Article source: http://economix.blogs.nytimes.com/2013/04/15/a-chat-with-the-boston-feds-chief/?partner=rss&emc=rss

Wealth Matters: An Argument for Focusing Charity Dollars

But these requests for money, from the checkout line to the mailbox, can pull well-intentioned people in too many directions and turn an act of generosity that should lift the spirits of the donor and help a worthy cause into another stressful obligation.

This onslaught and a story I was told this week — more about that later — got me thinking about the argument for focused giving, for picking an area that you care about and putting most of your philanthropic dollars into it. This is something my wife and I have done for many years and have found very rewarding: it has made us more knowledgeable, passionate and involved in the area we support.

Patrick Rooney, associate dean for academic affairs and research at Indiana University’s School of Philanthropy, said he did not want to deter people from giving away their money however they wanted. But he added, “You’re better off to target three, four or five charities and give larger gifts to a small number of charities as opposed to giving a large number of small checks.”

Part of the reason is that a single larger gift could do more good. But that was not the only benefit. “From the recipient organization’s perspective, having a gift from $1, $100, $1,000, to $100 million, there are some transaction costs,” Mr. Rooney said. “You’ve got to book it, deposit it, acknowledge the donor and cultivate the donor for future gifts. If you have a lot of checks for $5 and $10, you have a lot of transaction costs for a relatively small gift.”

The other side of this debate is equally valid: it’s your money, and if you want to give a little bit to 27 different groups, that’s your choice. As Melissa Berman, president and chief executive of Rockefeller Philanthropy Advisers, told me: “Philanthropy is voluntary. When someone tells you how your money is supposed to be used and in what proportion, that’s called a tax.”

I can appreciate both sides. But I spent this week talking to a group of people focused on one cause — breast cancer research. Their desire to support this cause, which has had great success, made an interesting argument for being more selective with donations. Here’s the story.

THE LUNCH Addressing about two dozen women over lunch in late November, Leonard A. Lauder, chairman emeritus of Estée Lauder, told how he had bought his wife, Evelyn, a piece of jewelry every time she finished a round of chemotherapy and they thought she was better.

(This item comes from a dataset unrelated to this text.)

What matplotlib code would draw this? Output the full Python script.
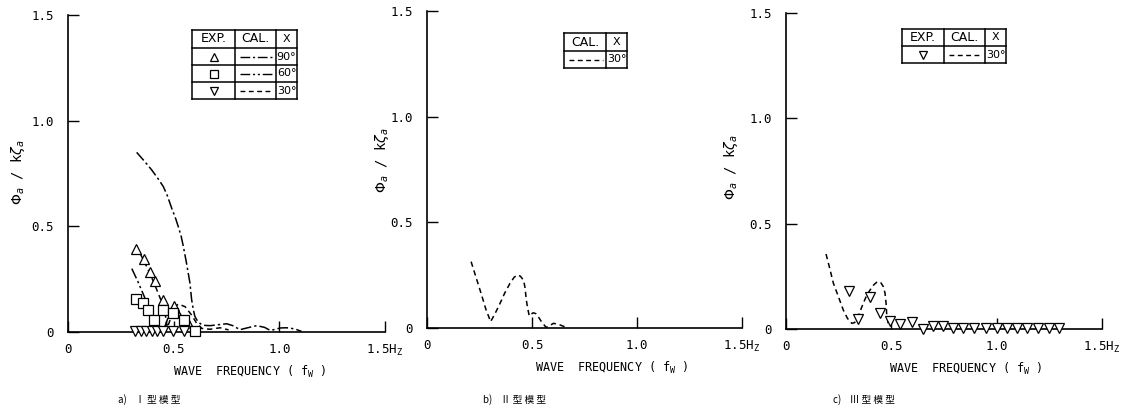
import matplotlib.pyplot as plt
from matplotlib.lines import Line2D

# ---- data ----
# panel a) type I model
a_cal90_f = [0.325, 0.36, 0.396, 0.43, 0.451, 0.47, 0.491, 0.51, 0.522, 0.535, 0.546, 0.56, 0.577,
             0.585, 0.593, 0.60, 0.609, 0.62, 0.632, 0.65, 0.672, 0.70, 0.751, 0.78, 0.814, 0.85,
             0.893, 0.93, 0.956, 0.98, 1.003, 1.03, 1.05, 1.08, 1.105]
a_cal90_v = [0.85, 0.81, 0.767, 0.72, 0.688, 0.645, 0.585, 0.535, 0.498, 0.455, 0.404, 0.33, 0.232,
             0.153, 0.106, 0.075, 0.058, 0.045, 0.035, 0.031, 0.030, 0.033, 0.039, 0.030, 0.011, 0.020,
             0.030, 0.022, 0.008, 0.012, 0.019, 0.020, 0.019, 0.012, 0.003]
a_cal60_f = [0.302, 0.33, 0.36, 0.38, 0.404, 0.42, 0.44, 0.46, 0.475, 0.491, 0.505, 0.52, 0.546,
             0.565, 0.577, 0.59, 0.60]
a_cal60_v = [0.30, 0.24, 0.17, 0.12, 0.057, 0.025, 0.006, 0.03, 0.072, 0.105, 0.115, 0.105, 0.06,
             0.03, 0.017, 0.008, 0.004]
a_cal30_f = [0.341, 0.36, 0.38, 0.408, 0.443, 0.462, 0.47, 0.483, 0.498, 0.522, 0.554, 0.585, 0.609,
             0.633, 0.672, 0.72, 0.76]
a_cal30_v = [0.372, 0.335, 0.293, 0.230, 0.143, 0.072, 0.02, 0.057, 0.112, 0.132, 0.12, 0.08, 0.041,
             0.017, 0.013, 0.02, 0.01]
a_exp90_f = [0.320, 0.361, 0.386, 0.412, 0.451, 0.501, 0.561]
a_exp90_v = [0.392, 0.345, 0.282, 0.243, 0.150, 0.121, 0.050]
a_exp60_f = [0.322, 0.353, 0.380, 0.408, 0.451, 0.498, 0.550, 0.601]
a_exp60_v = [0.156, 0.137, 0.106, 0.055, 0.106, 0.090, 0.058, 0.006]
a_exp30_f = [0.319, 0.345, 0.371, 0.396, 0.423, 0.451, 0.498, 0.550]
a_exp30_v = [0.006, 0.006, 0.006, 0.006, 0.006, 0.006, 0.006, 0.006]

# panel b) type II model
b_cal30_f = [0.21, 0.235, 0.26, 0.28, 0.303, 0.325, 0.348, 0.37, 0.395, 0.415, 0.43, 0.445, 0.46,
             0.467, 0.472, 0.478, 0.487, 0.495, 0.506, 0.518, 0.53, 0.545, 0.567, 0.585, 0.602,
             0.625, 0.65, 0.67]
b_cal30_v = [0.314, 0.235, 0.156, 0.09, 0.030, 0.07, 0.117, 0.165, 0.211, 0.24, 0.251, 0.245, 0.225,
             0.19, 0.14, 0.10, 0.057, 0.065, 0.072, 0.068, 0.053, 0.03, 0.003, 0.012, 0.022,
             0.018, 0.008, 0.0]

# panel c) type III model
c_cal30_f = [0.19, 0.207, 0.225, 0.25, 0.272, 0.292, 0.312, 0.325, 0.336, 0.35, 0.367, 0.383, 0.399,
             0.417, 0.434, 0.45, 0.462, 0.47, 0.475, 0.478, 0.486]
c_cal30_v = [0.356, 0.29, 0.217, 0.15, 0.090, 0.05, 0.027, 0.03, 0.043, 0.08, 0.122, 0.16, 0.185,
             0.21, 0.225, 0.22, 0.201, 0.17, 0.122, 0.07, 0.02]
c_exp30_f = [0.301, 0.343, 0.399, 0.446, 0.494, 0.541, 0.597, 0.649, 0.696, 0.744, 0.794, 0.842,
             0.894, 0.949, 1.000, 1.047, 1.098, 1.145, 1.197, 1.249, 1.297]
c_exp30_v = [0.182, 0.046, 0.153, 0.077, 0.038, 0.022, 0.032, 0.002, 0.016, 0.016, 0.003, 0.005,
             0.003, 0.005, 0.005, 0.005, 0.003, 0.003, 0.003, 0.005, 0.005]

ticks = [0, 0.5, 1.0, 1.5]
ytick_labels = ['0', '0.5', '1.0', '1.5']
xtick_labels = ['0', '0.5', '1.0', r'1.5H$_\mathregular{Z}$']
captions = ['a)    \u2160 型 模 型', 'b)    \u2161 型 模 型', 'c)    \u2162 型 模 型']

LS90 = (0, (7, 2, 1.5, 2))
LS60 = (0, (7, 2, 1.5, 2, 1.5, 2))
LS30 = (0, (3.5, 2.5))
MK = dict(ms=6.5, mfc='white', mec='black', mew=0.9, ls='none', clip_on=False, zorder=4)

plt.rcParams['font.family'] = ['DejaVu Sans Mono']
W, H = 1139, 412
fig = plt.figure(figsize=(W / 100, H / 100), dpi=100)


def fx(px):
    return px / W


def fy(py):
    return 1 - py / H


def make_axes(left, top, right, bottom, lab_dx, lab_y, xlab_x):
    ax = fig.add_axes([fx(left), fy(bottom), (right - left) / W, (bottom - top) / H])
    ax.set_xlim(0, 1.5)
    ax.set_ylim(0, 1.5)
    for s in ['top', 'right']:
        ax.spines[s].set_visible(False)
    for s in ['left', 'bottom']:
        ax.spines[s].set_linewidth(1.2)
    ax.set_xticks(ticks)
    ax.set_xticklabels(xtick_labels)
    ax.set_yticks(ticks)
    ax.set_yticklabels(ytick_labels)
    ax.tick_params(direction='in', length=8, width=1, labelsize=9)
    ax.tick_params(axis='y', pad=10)
    ax.tick_params(axis='x', pad=8)
    h = bottom - top
    w = right - left
    ax.text(-lab_dx / w, (bottom - lab_y) / h, r'$\Phi_a$ / k$\zeta_a$', rotation=90,
            ha='center', va='center', fontsize=10, transform=ax.transAxes)
    ax.text((xlab_x - left) / w, -40 / h, r'WAVE  FREQUENCY ( f$_\mathregular{W}$ )',
            ha='center', va='center', fontsize=8.5, transform=ax.transAxes)
    return ax


def hline(x0, x1, y, **kw):
    fig.add_artist(Line2D([fx(x0), fx(x1)], [fy(y), fy(y)], color='black', **kw))


def vline(x, y0, y1, **kw):
    fig.add_artist(Line2D([fx(x), fx(x)], [fy(y0), fy(y1)], color='black', **kw))


def draw_table(cols, rows, cells):
    for y in rows:
        hline(cols[0], cols[-1], y, lw=1.1)
    for x in cols:
        vline(x, rows[0], rows[-1], lw=1.1)
    for r, row in enumerate(cells):
        yc = (rows[r] + rows[r + 1]) / 2
        for c, cell in enumerate(row):
            x0, x1 = cols[c], cols[c + 1]
            kind, val = cell
            if kind == 'text':
                size = 9 if x1 - x0 > 30 else 8
                fig.text(fx((x0 + x1) / 2), fy(yc), val, ha='center', va='center',
                         fontsize=size, family='DejaVu Sans')
            elif kind == 'marker':
                fig.add_artist(Line2D([fx((x0 + x1) / 2)], [fy(yc)], marker=val, ms=6,
                                      mfc='white', mec='black', mew=0.9, ls='none'))
            elif kind == 'line':
                hline(x0 + 5, x1 - 3, yc, lw=1, ls=val)


# ---- panel a ----
ax1 = make_axes(68, 15, 385, 332, 50, 172, 250)
ax1.plot(a_cal90_f, a_cal90_v, color='black', lw=1.1, ls=LS90)
ax1.plot(a_cal60_f, a_cal60_v, color='black', lw=1.1, ls=LS60)
ax1.plot(a_cal30_f, a_cal30_v, color='black', lw=1.1, ls=LS30)
ax1.plot(a_exp90_f, a_exp90_v, marker='^', **MK)
ax1.plot(a_exp60_f, a_exp60_v, marker='s', **MK)
ax1.plot(a_exp30_f, a_exp30_v, marker='v', **MK)
draw_table([192, 235, 276, 297], [30, 48, 65, 82, 99],
           [[('text', 'EXP.'), ('text', 'CAL.'), ('text', 'X')],
            [('marker', '^'), ('line', LS90), ('text', '90°')],
            [('marker', 's'), ('line', LS60), ('text', '60°')],
            [('marker', 'v'), ('line', LS30), ('text', '30°')]])

# ---- panel b ----
ax2 = make_axes(427, 11, 742, 328, 45, 160, 612)
ax2.plot(b_cal30_f, b_cal30_v, color='black', lw=1.1, ls=LS30)
draw_table([564, 606, 627], [33, 51, 68],
           [[('text', 'CAL.'), ('text', 'X')],
            [('line', LS30), ('text', '30°')]])

# ---- panel c ----
ax3 = make_axes(786, 13, 1102, 329, 55, 167, 966)
ax3.plot(c_cal30_f, c_cal30_v, color='black', lw=1.1, ls=LS30)
ax3.plot(c_exp30_f, c_exp30_v, marker='v', **MK)
draw_table([902, 944, 985, 1006], [29, 46, 63],
           [[('text', 'EXP.'), ('text', 'CAL.'), ('text', 'X')],
            [('marker', 'v'), ('line', LS30), ('text', '30°')]])

# captions
for x, txt in zip([118, 483, 833], captions):
    fig.text(fx(x), fy(400), txt, ha='left', va='center', fontsize=7,
             family=['Noto Sans CJK SC', 'DejaVu Sans'])

fig.savefig('out.png', dpi=100)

Mrs. Lauder, who learned she had breast cancer in 1987 and survived it, started the Breast Cancer Research Foundation in 1993, with the goal of raising funds for research that would eradicate the disease. Last year, she died of ovarian cancer.

A few weeks before she died, Mr. Lauder said, he found her standing in their kitchen one night wearing a ring he had bought her.

“She said, ‘I’ll never have a chance to wear this ring. so I’m wearing it tonight,’ ” Mr. Lauder told me. “When she died, I had all this jewelry. I didn’t feel right giving it to someone. I thought, ‘What should I do with the jewelry?’ ”

He decided to auction it off and give all the money to the foundation. He said he got Sotheby’s to waive the commission it charges sellers so that any money raised would go to a new fund at the foundation to focus on the genetic links between different types of cancers.

Among those in the audience of prospective bidders that day was Cindy Citrone. Mrs. Citrone’s mother and father died of cancer, and she is active in various cancer charities in Connecticut, where she lives. She also sits on the board of visitors of M. D. Anderson Cancer Center in Houston. Cancer charities are something she and her husband, Rob, who runs a hedge fund, support in many different ways.

She was moved by Mr. Lauder’s account of how he wanted his gifts to his wife to be passed on as part of a continuing contribution to the fight against cancer. “After hearing him tell this story of love and the legacy of joy,” she said, “I came home and wanted to be part of it.”

This article has been revised to reflect the following correction:

Correction: December 21, 2012

A picture caption with an earlier version of this column misspelled the surname of the Breast Cancer Research Foundation’s scientific adviser. He is Larry Norton, not Nortan.